CHICAGO, IL and VANCOUVER, BC / ACCESSWIRE / October 7, 2023 / The Planting Hope Company Inc. (TSXV:MYLK)(OTCQB:MYLKF)(FRA:J94) ("Planting Hope" or the "Company"), a FoodTech innovation company focused on leveraging cutting-edge ingredient, formulation, and packaging technology to develop breakthrough sustainable food and beverage solutions, is pleased to announce a non-brokered private placement (the "Offering") of up to US$5,000,000 of convertible note units of the Company (the "Units") at a price per Unit of US$1,000 under US SEC Regulation D 506(c), open to accredited investors in the United States and to international investors outside Canada.

Strategic Inflection: Planting Hope's Focused Pivot to U.S. Capital Markets

In the shadow of ongoing Canadian small-cap fundraising challenges, Planting Hope is actively redirecting its approach to driving investor awareness and broadening its investor base. Founded in Chicago, IL which continues to be its base of business operations, Planting Hope has a deep network in the United States, and its products are extensively distributed throughout US retailers and foodservice operators, including Whole Foods Markets and CAVA Mediterranean Restaurants (NYSE: CAVA). The Company is launching this US focused Offering to engage more deeply with US-based accredited investors, and both fortify the Company's financial base and expand its market position.

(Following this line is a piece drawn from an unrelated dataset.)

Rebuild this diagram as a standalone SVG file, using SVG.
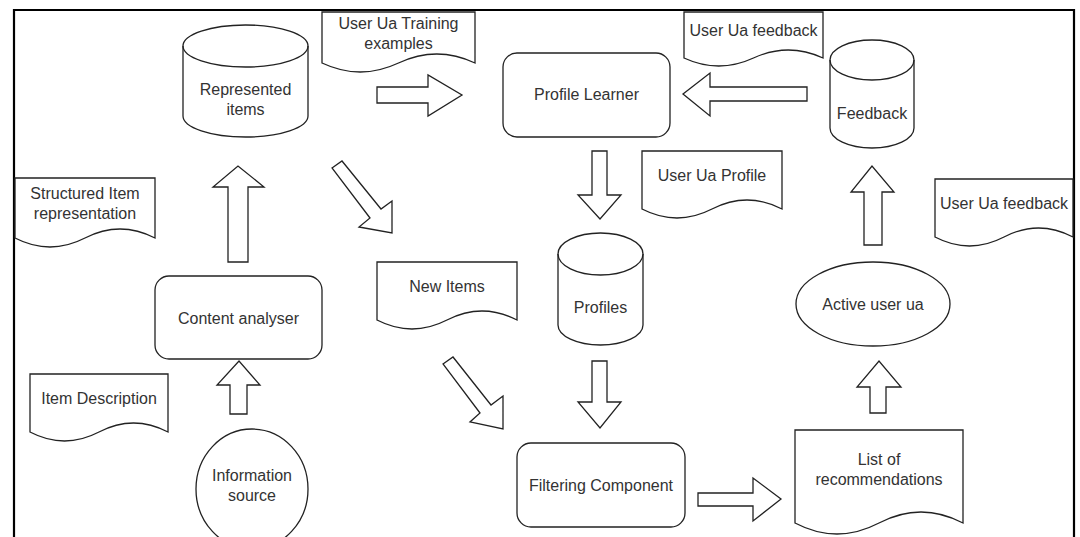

"We believe that the capital markets are currently under-appreciating the enormous potential being built and expanded daily at Planting Hope, calling for a strategic pivot to recognize and capitalize on the breakthrough innovation of our products and their value-creation opportunities for investors ahead," states Planting Hope CEO and Co-founder Julia Stamberger.

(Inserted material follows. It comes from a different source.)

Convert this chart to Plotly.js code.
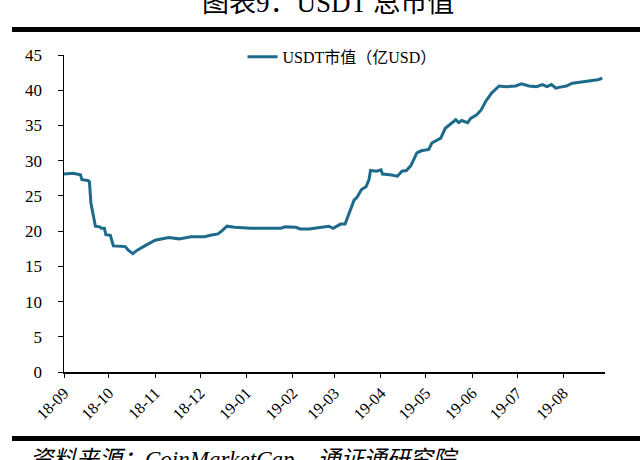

"We believe that our products are exactly on-trend and exceedingly well positioned: Gen Z is actively seeking out better-for-you products that deliver on both taste and sustainability and voting with their food and beverage dollars; the markets where our products are scaling fastest, foodservice and grocery retail, are also the markets where growth is being accelerated by current economic conditions, where consumers are trading off ‘sit down' restaurant dining for fast-casual concepts and holding strong to their morning coffee indulgence in the face of other budget cuts," Ms. Stamberger continues. "We have built a strong base of transactionally profitable revenue and clients, and these channels are experiencing increased demand; with the appropriate resources in place, we foresee significant opportunities to scale ahead, and our team is prepared to hit the accelerator on delivering on these enormous opportunities for profitable growth."

Highlighted Strategy:

  • Direct Engagement with U.S.-Based Accredited Investors: Intensifying communication and outreach to a broader investor base in the United States, where Planting Hope's operations are centered and its distribution is strongest, enhancing financial support and organizational growth.
  • Emphasis on Transactional Profitability: Prioritizing immediately or short-term profitable revenue and accounts over developmental revenue, building sustainable growth and financial health.
  • Expansive Customer Outreach: Meeting the rising demand for our food and beverage products through extending our customer base, enhancing market presence, and ensuring a continuous influx of orders.

These elements coalesce in Planting Hope's comprehensive fundraising strategy, which aims to attract new investors, secure essential funds, and broaden the Company's customer base, scaling the Company's presence in the U.S. market and beyond.

The Offering

Each Unit is comprised of one 10.0% unsecured convertible note of the Company having a face value of US$1,000 (each, a "Note") and 1,925 common share purchase warrants of the Company (each, a "Warrant").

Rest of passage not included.